→ **REQUIRED TASK**
Extract the lines from the start through the line that holds "100, 150, 200];", both included, omitting all images.

--- Start INFORMATION PROVIDED ---

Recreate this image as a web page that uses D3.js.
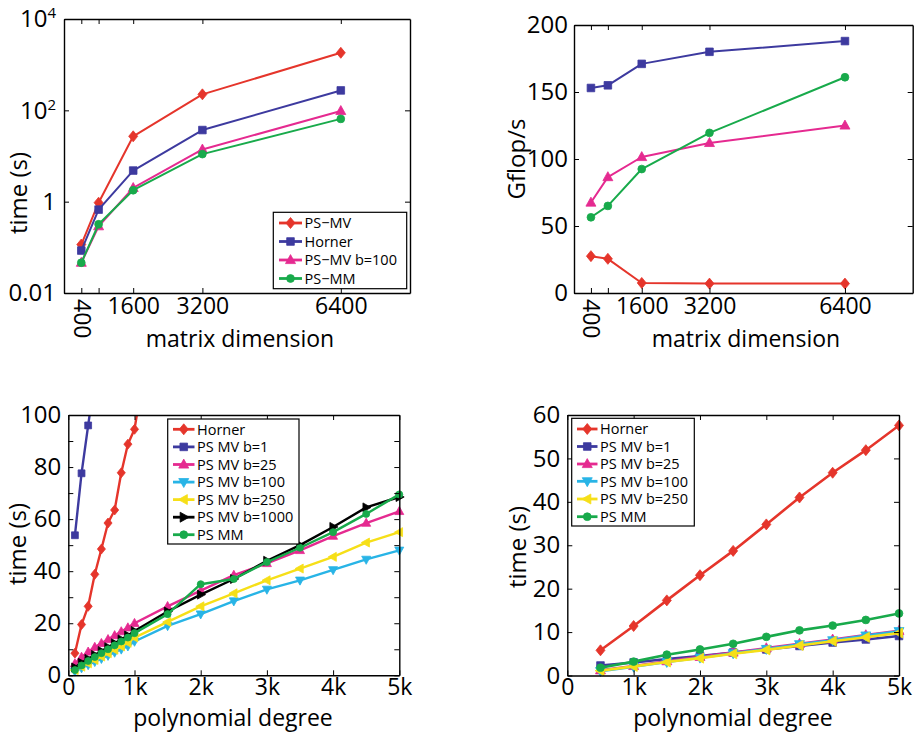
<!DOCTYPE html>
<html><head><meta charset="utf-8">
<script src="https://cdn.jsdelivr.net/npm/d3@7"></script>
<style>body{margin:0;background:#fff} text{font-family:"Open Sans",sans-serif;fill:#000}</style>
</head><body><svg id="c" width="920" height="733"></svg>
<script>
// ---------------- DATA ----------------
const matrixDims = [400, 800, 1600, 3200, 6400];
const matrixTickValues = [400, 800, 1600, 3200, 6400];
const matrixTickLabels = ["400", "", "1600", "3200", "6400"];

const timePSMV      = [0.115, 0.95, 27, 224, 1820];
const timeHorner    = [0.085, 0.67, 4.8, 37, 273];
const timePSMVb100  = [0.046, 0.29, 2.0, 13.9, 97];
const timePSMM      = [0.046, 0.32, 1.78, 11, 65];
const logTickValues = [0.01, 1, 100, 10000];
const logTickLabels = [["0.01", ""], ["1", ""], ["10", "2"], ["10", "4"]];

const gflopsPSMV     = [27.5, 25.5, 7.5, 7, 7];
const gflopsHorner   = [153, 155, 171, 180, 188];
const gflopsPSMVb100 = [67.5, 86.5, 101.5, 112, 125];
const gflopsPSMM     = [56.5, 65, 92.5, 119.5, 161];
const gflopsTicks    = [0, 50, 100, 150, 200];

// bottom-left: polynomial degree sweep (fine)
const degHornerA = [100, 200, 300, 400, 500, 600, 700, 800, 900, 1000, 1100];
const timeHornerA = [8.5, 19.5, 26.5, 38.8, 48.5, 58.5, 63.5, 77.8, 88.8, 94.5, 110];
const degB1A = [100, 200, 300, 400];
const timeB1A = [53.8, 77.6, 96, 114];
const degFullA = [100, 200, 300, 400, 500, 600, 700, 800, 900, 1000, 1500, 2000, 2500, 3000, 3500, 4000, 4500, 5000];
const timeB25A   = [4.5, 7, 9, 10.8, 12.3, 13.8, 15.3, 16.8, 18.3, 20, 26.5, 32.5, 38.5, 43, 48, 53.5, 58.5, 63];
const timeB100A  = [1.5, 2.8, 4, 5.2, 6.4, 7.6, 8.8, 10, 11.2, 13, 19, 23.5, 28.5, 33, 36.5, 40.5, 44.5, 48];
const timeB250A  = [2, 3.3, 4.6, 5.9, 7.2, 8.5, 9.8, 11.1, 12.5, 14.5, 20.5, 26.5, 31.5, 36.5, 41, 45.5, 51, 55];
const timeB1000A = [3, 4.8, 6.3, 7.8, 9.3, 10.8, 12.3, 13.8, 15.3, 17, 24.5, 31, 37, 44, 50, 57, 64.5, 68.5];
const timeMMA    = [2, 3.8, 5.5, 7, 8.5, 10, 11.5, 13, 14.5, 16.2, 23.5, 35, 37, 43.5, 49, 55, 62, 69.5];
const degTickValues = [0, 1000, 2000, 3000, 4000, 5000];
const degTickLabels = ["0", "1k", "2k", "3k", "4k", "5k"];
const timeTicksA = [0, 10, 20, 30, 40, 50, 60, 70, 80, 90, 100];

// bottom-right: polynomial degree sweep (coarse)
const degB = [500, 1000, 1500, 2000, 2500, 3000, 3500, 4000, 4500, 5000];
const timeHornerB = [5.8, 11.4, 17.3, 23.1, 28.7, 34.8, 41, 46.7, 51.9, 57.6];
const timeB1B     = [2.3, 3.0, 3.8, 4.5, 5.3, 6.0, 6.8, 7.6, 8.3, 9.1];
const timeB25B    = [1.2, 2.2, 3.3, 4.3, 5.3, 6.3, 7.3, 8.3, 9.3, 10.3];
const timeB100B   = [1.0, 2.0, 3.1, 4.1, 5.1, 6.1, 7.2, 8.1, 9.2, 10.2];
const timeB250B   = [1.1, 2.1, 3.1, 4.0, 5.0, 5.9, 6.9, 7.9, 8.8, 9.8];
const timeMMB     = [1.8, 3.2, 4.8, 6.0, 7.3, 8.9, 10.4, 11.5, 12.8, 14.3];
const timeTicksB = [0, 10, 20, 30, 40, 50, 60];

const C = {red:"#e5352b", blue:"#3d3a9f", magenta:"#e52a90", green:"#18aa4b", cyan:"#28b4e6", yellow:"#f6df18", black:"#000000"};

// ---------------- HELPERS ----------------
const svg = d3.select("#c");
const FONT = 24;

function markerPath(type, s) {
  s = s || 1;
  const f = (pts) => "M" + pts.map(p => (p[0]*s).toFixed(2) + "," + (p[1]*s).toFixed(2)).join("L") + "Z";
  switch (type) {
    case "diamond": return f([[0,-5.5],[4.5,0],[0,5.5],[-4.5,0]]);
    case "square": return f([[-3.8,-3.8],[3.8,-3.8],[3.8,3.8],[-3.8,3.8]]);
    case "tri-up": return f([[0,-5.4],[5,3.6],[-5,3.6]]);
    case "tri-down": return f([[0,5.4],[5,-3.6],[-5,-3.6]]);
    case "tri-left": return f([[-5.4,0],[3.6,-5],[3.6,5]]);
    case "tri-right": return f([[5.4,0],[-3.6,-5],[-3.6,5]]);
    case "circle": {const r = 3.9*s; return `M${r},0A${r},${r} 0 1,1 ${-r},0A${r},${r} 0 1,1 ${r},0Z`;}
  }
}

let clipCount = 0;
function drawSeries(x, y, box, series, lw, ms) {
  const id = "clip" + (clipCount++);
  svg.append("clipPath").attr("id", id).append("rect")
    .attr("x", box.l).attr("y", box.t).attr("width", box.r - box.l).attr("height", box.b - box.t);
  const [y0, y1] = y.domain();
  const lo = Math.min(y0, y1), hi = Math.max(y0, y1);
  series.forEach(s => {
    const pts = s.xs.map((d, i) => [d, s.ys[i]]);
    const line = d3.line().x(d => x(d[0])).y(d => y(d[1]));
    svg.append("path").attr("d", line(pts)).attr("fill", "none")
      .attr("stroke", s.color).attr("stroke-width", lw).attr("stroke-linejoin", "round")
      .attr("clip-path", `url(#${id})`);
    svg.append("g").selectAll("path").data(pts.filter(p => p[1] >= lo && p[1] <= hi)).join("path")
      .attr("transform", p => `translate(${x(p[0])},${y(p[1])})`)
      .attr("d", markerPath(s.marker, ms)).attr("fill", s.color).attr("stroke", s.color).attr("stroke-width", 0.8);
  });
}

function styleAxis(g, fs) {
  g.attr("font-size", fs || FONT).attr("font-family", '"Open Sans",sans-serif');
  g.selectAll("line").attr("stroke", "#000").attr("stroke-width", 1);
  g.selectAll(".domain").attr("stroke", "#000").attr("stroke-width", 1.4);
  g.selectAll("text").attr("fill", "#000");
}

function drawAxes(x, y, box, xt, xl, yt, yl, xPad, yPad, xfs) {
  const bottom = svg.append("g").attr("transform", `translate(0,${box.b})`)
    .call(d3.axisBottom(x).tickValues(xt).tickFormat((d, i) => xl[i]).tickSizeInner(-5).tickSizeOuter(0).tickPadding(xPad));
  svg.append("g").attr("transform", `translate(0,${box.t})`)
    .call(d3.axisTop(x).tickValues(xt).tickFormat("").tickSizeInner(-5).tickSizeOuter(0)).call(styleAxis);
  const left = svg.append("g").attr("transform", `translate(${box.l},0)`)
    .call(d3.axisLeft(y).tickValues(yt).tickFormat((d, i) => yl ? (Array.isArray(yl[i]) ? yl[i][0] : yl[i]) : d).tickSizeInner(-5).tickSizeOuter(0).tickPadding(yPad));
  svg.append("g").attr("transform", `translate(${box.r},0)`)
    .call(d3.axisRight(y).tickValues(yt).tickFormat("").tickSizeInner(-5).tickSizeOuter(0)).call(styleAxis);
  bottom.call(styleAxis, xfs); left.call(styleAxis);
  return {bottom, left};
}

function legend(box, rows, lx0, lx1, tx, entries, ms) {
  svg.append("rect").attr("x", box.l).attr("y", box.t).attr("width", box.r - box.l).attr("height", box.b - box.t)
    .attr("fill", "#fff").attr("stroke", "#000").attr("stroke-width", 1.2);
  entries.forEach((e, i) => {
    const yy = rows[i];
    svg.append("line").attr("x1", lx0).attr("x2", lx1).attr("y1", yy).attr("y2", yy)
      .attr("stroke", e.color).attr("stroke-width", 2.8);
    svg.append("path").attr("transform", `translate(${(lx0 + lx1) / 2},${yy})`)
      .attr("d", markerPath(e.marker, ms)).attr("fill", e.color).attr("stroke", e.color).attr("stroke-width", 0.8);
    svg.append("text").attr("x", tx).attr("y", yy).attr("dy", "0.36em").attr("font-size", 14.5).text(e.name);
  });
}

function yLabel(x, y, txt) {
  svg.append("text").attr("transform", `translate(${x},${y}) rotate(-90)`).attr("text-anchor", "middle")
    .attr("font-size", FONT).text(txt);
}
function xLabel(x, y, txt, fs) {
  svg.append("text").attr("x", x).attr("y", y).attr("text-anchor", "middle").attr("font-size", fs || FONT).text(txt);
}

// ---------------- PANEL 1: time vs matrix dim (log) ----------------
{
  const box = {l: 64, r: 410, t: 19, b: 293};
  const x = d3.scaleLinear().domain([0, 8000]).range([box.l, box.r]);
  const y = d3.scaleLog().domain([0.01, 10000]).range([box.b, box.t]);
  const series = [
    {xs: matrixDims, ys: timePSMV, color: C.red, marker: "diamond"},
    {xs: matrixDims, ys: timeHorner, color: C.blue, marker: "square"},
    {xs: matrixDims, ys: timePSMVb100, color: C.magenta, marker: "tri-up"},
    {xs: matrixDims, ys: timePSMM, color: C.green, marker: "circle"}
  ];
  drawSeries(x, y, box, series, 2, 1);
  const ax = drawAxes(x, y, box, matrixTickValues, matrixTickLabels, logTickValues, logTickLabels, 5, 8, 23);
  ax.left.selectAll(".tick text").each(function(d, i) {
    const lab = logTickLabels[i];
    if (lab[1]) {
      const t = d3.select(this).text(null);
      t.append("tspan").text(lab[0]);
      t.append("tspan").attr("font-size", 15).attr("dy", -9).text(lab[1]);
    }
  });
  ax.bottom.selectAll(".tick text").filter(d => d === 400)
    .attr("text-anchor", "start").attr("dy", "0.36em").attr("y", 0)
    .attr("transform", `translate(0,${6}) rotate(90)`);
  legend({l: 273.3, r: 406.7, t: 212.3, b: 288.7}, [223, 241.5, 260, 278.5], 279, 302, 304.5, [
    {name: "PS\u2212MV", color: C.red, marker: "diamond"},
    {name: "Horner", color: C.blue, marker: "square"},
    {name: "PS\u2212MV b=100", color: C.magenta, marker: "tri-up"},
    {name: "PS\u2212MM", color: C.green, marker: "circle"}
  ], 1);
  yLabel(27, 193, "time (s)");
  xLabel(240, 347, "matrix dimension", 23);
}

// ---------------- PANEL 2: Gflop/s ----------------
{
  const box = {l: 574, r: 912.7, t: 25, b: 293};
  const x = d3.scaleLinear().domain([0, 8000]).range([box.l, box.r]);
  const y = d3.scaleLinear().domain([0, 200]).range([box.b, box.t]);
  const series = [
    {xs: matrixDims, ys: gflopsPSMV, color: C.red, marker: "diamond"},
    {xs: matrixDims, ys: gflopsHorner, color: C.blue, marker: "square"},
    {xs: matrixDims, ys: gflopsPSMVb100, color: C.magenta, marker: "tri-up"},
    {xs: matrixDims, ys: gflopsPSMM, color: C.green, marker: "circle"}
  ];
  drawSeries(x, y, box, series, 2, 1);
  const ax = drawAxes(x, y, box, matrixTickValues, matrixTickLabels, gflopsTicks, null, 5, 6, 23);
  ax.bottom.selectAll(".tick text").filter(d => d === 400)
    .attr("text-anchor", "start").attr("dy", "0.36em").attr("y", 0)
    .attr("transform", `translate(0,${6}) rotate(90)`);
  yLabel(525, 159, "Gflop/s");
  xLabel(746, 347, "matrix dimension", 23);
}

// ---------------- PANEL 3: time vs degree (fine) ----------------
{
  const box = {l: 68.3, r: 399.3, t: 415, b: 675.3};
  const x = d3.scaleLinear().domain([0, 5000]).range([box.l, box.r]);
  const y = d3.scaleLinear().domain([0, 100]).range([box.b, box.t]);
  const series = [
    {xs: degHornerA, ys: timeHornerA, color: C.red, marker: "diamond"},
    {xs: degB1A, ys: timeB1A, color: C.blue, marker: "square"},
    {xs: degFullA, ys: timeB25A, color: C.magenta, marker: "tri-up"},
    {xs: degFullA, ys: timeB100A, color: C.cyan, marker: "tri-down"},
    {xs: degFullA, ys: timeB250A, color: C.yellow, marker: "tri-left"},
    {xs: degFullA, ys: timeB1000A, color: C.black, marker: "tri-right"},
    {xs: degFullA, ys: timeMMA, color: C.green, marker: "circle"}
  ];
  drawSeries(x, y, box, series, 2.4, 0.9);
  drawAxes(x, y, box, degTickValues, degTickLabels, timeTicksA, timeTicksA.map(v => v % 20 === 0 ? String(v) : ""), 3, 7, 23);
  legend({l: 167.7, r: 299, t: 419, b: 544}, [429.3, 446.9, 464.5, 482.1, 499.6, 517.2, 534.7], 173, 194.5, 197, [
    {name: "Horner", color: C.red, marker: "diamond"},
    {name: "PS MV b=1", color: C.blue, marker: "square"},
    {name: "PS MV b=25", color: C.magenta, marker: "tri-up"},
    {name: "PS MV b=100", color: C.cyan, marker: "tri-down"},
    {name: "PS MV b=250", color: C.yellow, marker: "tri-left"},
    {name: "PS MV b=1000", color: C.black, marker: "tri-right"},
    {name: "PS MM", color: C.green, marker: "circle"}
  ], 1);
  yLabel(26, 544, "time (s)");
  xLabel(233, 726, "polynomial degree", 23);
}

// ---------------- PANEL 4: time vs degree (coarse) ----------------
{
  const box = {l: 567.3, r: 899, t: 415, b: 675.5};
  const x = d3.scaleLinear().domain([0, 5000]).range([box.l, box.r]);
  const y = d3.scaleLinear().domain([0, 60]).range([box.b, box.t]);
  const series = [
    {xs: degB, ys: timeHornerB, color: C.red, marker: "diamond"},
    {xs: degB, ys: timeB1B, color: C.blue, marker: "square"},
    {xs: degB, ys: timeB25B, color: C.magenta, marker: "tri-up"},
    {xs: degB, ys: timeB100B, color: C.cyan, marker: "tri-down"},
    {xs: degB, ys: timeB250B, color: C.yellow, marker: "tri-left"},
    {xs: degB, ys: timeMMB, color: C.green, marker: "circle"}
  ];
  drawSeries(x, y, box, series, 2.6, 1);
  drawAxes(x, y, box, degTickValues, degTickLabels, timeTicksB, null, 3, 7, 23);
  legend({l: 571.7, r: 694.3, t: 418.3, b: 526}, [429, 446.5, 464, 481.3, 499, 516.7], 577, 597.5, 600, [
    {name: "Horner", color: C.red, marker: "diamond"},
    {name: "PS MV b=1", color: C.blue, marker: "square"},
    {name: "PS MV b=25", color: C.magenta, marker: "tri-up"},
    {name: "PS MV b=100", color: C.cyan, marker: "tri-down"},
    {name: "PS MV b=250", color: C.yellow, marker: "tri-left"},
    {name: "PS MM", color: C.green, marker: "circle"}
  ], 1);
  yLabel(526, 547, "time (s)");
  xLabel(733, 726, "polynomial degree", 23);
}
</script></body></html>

--- End INFORMATION PROVIDED ---

→ **ANSWER TO THE TASK**
Recreate this image as a web page that uses D3.js.
<!DOCTYPE html>
<html><head><meta charset="utf-8">
<script src="https://cdn.jsdelivr.net/npm/d3@7"></script>
<style>body{margin:0;background:#fff} text{font-family:"Open Sans",sans-serif;fill:#000}</style>
</head><body><svg id="c" width="920" height="733"></svg>
<script>
// ---------------- DATA ----------------
const matrixDims = [400, 800, 1600, 3200, 6400];
const matrixTickValues = [400, 800, 1600, 3200, 6400];
const matrixTickLabels = ["400", "", "1600", "3200", "6400"];

const timePSMV      = [0.115, 0.95, 27, 224, 1820];
const timeHorner    = [0.085, 0.67, 4.8, 37, 273];
const timePSMVb100  = [0.046, 0.29, 2.0, 13.9, 97];
const timePSMM      = [0.046, 0.32, 1.78, 11, 65];
const logTickValues = [0.01, 1, 100, 10000];
const logTickLabels = [["0.01", ""], ["1", ""], ["10", "2"], ["10", "4"]];

const gflopsPSMV     = [27.5, 25.5, 7.5, 7, 7];
const gflopsHorner   = [153, 155, 171, 180, 188];
const gflopsPSMVb100 = [67.5, 86.5, 101.5, 112, 125];
const gflopsPSMM     = [56.5, 65, 92.5, 119.5, 161];
const gflopsTicks    = [0, 50, 100, 150, 200];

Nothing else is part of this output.